Sankey plot illustrates the flow (horizontal colored lines) of completed consultations in terms of the clinical motivation (left) to the analysis type (center) to the subsequent action (right). The thickness of each flow is proportional to the number of consultations. For example, consultations motivated by evaluating institutional patient management required mostly descriptive analyses, and resulted in all three categories of subsequent action.
Our work has several unique strengths. First, the service’s underlying search engine, ACE—which is essential for rapidly constructing cohorts and defining electronic phenotypes corresponding to exposures and outcomes of interest—is freely available for non-commercial use, allowing implementation of such a service at other sites without extensive monetary or technical resources18. Second, we found 68-74% concordance of consultation results across multiple datasets, a rate of agreement comparable both to the rate at which results from randomized controlled trials (RCTs) agree with each other (67-87%)69 and to the rate at which results derived from observational claims data agree with RCTs (60-80%)70. Finally, the number of repeat requests demonstrates the need for, and viability of, such a consultation service.

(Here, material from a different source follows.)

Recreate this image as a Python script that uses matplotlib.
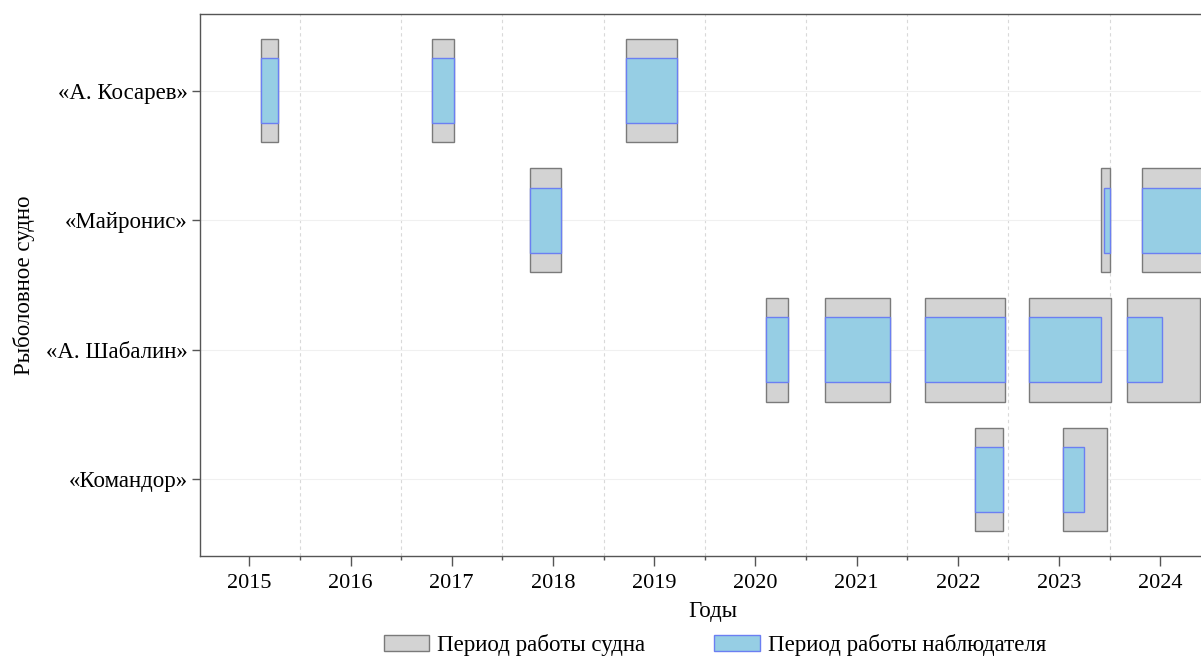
import matplotlib
matplotlib.use("Agg")
import matplotlib.pyplot as plt
from matplotlib.patches import Patch
from matplotlib.ticker import MultipleLocator

plt.rcParams['font.family'] = ['Liberation Serif', 'DejaVu Serif']

vessels = ["«А. Косарев»", "«Майронис»", "«А. Шабалин»", "«Командор»"]

# Vessel work periods (decimal years)
ship_vessel = [0, 0, 0, 1, 1, 1, 2, 2, 2, 2, 2, 3, 3]
ship_start = [2015.12, 2016.81, 2018.72, 2017.77, 2023.41, 2023.82,
              2020.11, 2020.69, 2021.68, 2022.70, 2023.67, 2022.17, 2023.04]
ship_end = [2015.28, 2017.02, 2019.23, 2018.08, 2023.50, 2024.75,
            2020.32, 2021.33, 2022.47, 2023.51, 2024.39, 2022.45, 2023.47]

# Observer work periods (decimal years)
obs_vessel = [0, 0, 0, 1, 1, 1, 2, 2, 2, 2, 2, 3, 3]
obs_start = [2015.12, 2016.81, 2018.72, 2017.77, 2023.44, 2023.82,
             2020.11, 2020.69, 2021.68, 2022.70, 2023.67, 2022.17, 2023.04]
obs_end = [2015.28, 2017.02, 2019.23, 2018.08, 2023.50, 2024.70,
           2020.32, 2021.33, 2022.47, 2023.41, 2024.02, 2022.45, 2023.25]

years = list(range(2015, 2025))

ship_face = '#d3d3d3'
ship_edge = '#7a7a7a'
obs_face = '#96cee4'
obs_edge = '#6b7ff2'

W, H = 1201, 656
fig = plt.figure(figsize=(W / 100, H / 100), dpi=100)
ax = fig.add_axes([200 / W, 100 / H, 1025 / W, 542 / H])

ax.barh(ship_vessel, [e - s for s, e in zip(ship_start, ship_end)], left=ship_start,
        height=0.8, color=ship_face, edgecolor=ship_edge, linewidth=1.0, zorder=3)
ax.barh(obs_vessel, [e - s for s, e in zip(obs_start, obs_end)], left=obs_start,
        height=0.5, color=obs_face, edgecolor=obs_edge, linewidth=1.0, zorder=4)

ax.set_xlim(2014.513, 2024.64)
ax.set_ylim(3.59, -0.59)
ax.set_yticks(range(len(vessels)))
ax.set_yticklabels(vessels)
ax.set_xticks(years)
ax.set_xticklabels([str(y) for y in years])
ax.xaxis.set_minor_locator(MultipleLocator(0.5))

ax.grid(True, axis='x', which='minor', linestyle=(0, (3, 3)), color='#d9d9d9', linewidth=0.8, zorder=0)
ax.grid(True, axis='y', which='major', linestyle='-', color='#f0f0f0', linewidth=0.8, zorder=0)

for sp in ax.spines.values():
    sp.set_color('#555555')
    sp.set_linewidth(1.0)

ax.tick_params(axis='x', which='major', length=7, width=1, color='#555555', labelsize=16, pad=6)
ax.tick_params(axis='x', which='minor', length=3, width=1, color='#555555')
ax.tick_params(axis='y', which='major', length=6, width=1, color='#555555', labelsize=16.5, pad=3)
ax.tick_params(axis='y', which='minor', length=0)

ax.set_xlabel("Годы", fontsize=16.5, labelpad=6)
ax.set_ylabel("Рыболовное судно", fontsize=16.5, labelpad=8)

handles = [Patch(facecolor=ship_face, edgecolor=ship_edge, linewidth=1.0, label="Период работы судна"),
           Patch(facecolor=obs_face, edgecolor=obs_edge, linewidth=1.0, label="Период работы наблюдателя")]
fig.legend(handles=handles, loc='center', bbox_to_anchor=(715 / W, 1 - 645 / H), ncol=2,
           frameon=False, fontsize=16.5, handlelength=2.0, handleheight=0.7,
           handletextpad=0.35, columnspacing=3.0)

fig.savefig("out.png", dpi=100)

Our study has several limitations. First, users of the service were self-selecting; consultation requestors may thus have been predisposed to finding value in the service, and self-reported utility for advancing research or patient care may have been affected by subjective expectations of the service. Second, the cost to deploy such a service will vary at institutions where the necessary data access and analysis infrastructure does not yet exist. Our implementation was at an academic medical center with ready access to EMR and claims data resulting in an estimated cost per consult at $550 USD14,16 ; costs may be higher elsewhere. Moreover, while the current turnaround time is analogous to a send-out laboratory test, providing an ongoing service would require additional engineering effort incurring additional costs71. Third, the choice and evaluation of patient matching and causal inference methods remains an active area of research72–74. Future work may find methods beyond hd-PSM that offer improved concordance across data sources. Lastly, the net-benefit of providing on-demand evidence needs to be studied prospectively at multiple sites by measuring impact on patient outcomes, cost of care, and health system operations. We hope that our experience and the tooling we share will enable such studies.
Takeaways
On-demand evidence generation to inform clinical decision making is an achievable goal, given the confluence of scalable technology for data analysis, a growing data science workforce, the training of increasingly data savvy clinicians, and the availability of large amounts of patient data from EMRs and claims 8,14. The consultation service we created provides proof-of-feasibility for realizing this goal. Such a service is capable of informing patient care at the bedside for specific patients, informing the medical literature and supporting institutional guideline creation. As large patient data repositories are created75,76, the potential to benefit from such a service is immense77. Given the feasibility, and the documented need, studies establishing the utility of having such a consultation service are logical next steps.
Data Availability
Data are available upon reasonable request.
Footnotes
Updated statement of competing interest.